一切都是淡淡的,浅浅的,淡到无色,薄到触指即逝,不留痕迹。

就连檐上的青瓦仿佛一直是白色晕染的,从来就没有看见雨洗过湿漉漉青灰凝亮的样子。

那些墙角的老藤也一直是盘根交错的幽褐色,也好像重来没见过它在春天时也曾经有一抹鹅黄摇嫩绿,惹来云雀上青天,雨燕回堂啄泥恬。

没有就没有吧,就当是一个个幻觉迷离在轻纱遮釉的影子里时而清晰,时而妙曼。

让那些残留在指间的余暖,触手可及又浅浅随烟而去。

一梦千年,年华短,弹指间,凄风寒,雪舞千山,梅落天,忽然就想起梅的样子。

尽管凌厉风霜,尽管白雪皑皑冰冻了那一份凉薄,梅还是浅浅的晕染了一树胭脂嫣。

那些娇弱的花瓣,稀稀疏疏的悄悄绽放,会在一个不经意间给你意外的惊喜。兴许它们在瓦檐下的墙角边悄悄凌立, 忽然哪一天就把芊细的枝桠上含苞欲滴的花骨朵伸进你的轩窗里偷看,还捎带着那些暖香悄然而至。

于是轻薄如丝的窗户纸就破了,一缕香就这样不经意来到暖阁里窥看了你的墨香疏狂,笔砚流芳;窥看了你的丝绢鸳鸯,锦囊荷包香。于是自然的笔墨之间就凭添了几分风雅,几分幽怨,临摹处浸染梅妆,深嗅含香。

梅,之所以不与春花争宠,是它与生俱来的清雅,孤傲,娴静。凌寒不畏寒,却又那么的乖巧幽静,耐得了清寂也不忘红袖添香,惹人怜惜之外有多了几分倾慕之情。

她有小家碧玉女子的柔弱幽美,也象伶人般的俏丽可人,仿佛撑在手掌就可以翩跹轻舞,把兰馨之香浅浅吐露又不失风华绝影。

总是茕茕孑立在僻静之处被飘雪轻掩着,在轻纱里婷婷袅袅,低眉含烟,羞怯的眸子里静静的灵动着娇弱与清丽。眉目之间或清愁,或浅笑,或芊弱,或香肩微露,裙裾飘逸作纱羽,都在融化在胭脂颜里若嫣,若烟。

谁说不是呢,谁人又能经常看的见,她妩媚娇弱的清颜呢。

兴许一只云雀在枝桠上轻巧的蹬蹬小脚,跳去那边的枝桠上啄取树上的红豆,花瓣上的积雪就瞬间抖落,露出真颜的梅就被惊觉了。惊扰了那份娴静,睫毛上的泪珠轻颤,樱桃小嘴轻启欲责,羞怯的胭脂绯红浸染。那些花儿瞬间惊艳了几分,于是浓香悸激,溢满芬芳,可谁又舍得惊扰那份静怡呢。

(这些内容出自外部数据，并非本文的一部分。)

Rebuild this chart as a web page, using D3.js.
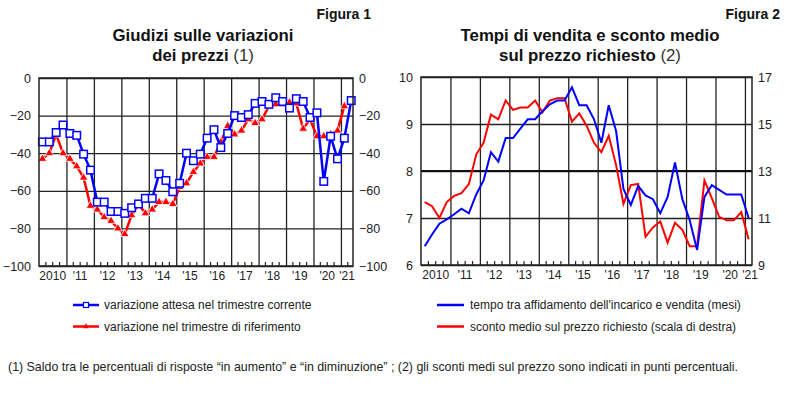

如果那些美到极致的妙曼以及无法触及的忧伤,还没有来的急细细思量就渺若烟尘了,是多少有些叹息,有些不舍。毕竟它也曾依依温存的陪我们走过,可临了谁又还记得。

比如,那棵梅树下卿卿我我的莺莺燕语,比如那一袭青衣花影微醺,那一抹娉袅的倩影低眉静娴,还有那些散发着幽香的记忆以及初遇的惊觉,和那些温热欲留的呼吸,又有谁来唤醒。

那些锦色年华,已随流烟散去,凝注在静静的蝉翼里,倾翅颤动。

雀儿飞了又来,梅朵落了谁在,来年的昔日,娉婷花影篱树下,谁着梅衣共风雅。